Mais pour régler ces enjeux, il est difficile de ne pas ouvrir la boîte de pandore du capitalisme. Les enjeux nommés plus haut se réfèrent à une dépendance envers le système. Et c’est là où le silence des tenants invétérés du caractère local de l’agriculture de proximité se fait complice d’une économie néolibéralisée qui génère les conditions de notre dépendance. C’est sans doute dans cette absence de remise en question du système que l’écobourgeoisie s’offre candidement à prêter son micro sur les heures de grande écoute. Cette version « positive » et « rayonnante » de l’agriculture locale a certes plus la cote sur les ondes publiques que le discours que je partage avec bien des maraîchères et maraîchers, parce qu’il se refuse à contester fondamentalement ce système qui nous empêche de réaliser la vraie transition écologique. Ça rassure l’écobourgeoisie, qui façonne le message qu’elle veut entendre pour se convaincre que « acheter, c’est voter ». N’allez pas leur dire qu’ils votent pour le phosphore israélien ou l’abus de plastique, ça pourrait les frustrer.

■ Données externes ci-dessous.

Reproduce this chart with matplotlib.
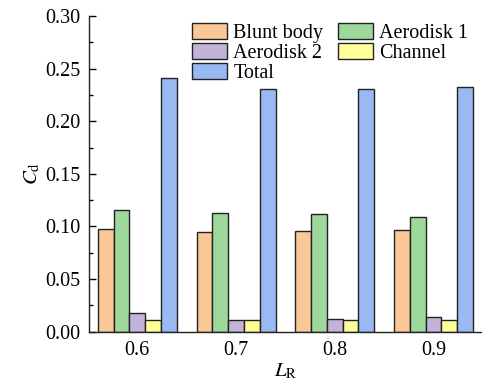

Le discours populaire de l’agriculture locale, c’est du greenwashing. Un outil marketing. Et c’est contre ça qu’il faut protester. Quand ces géants tomberont après quelques crises économiques et climatiques, on va se les procurer où, nos semences d’agriculture locale? Quand le pic pétrolier sera atteint et que le plastique sera rangé au musée des antiquités, je les ferai pousser comment, mes aubergines?
[1] Pratique où des plantes de culture et des animaux partagent de manière rotative un même espace.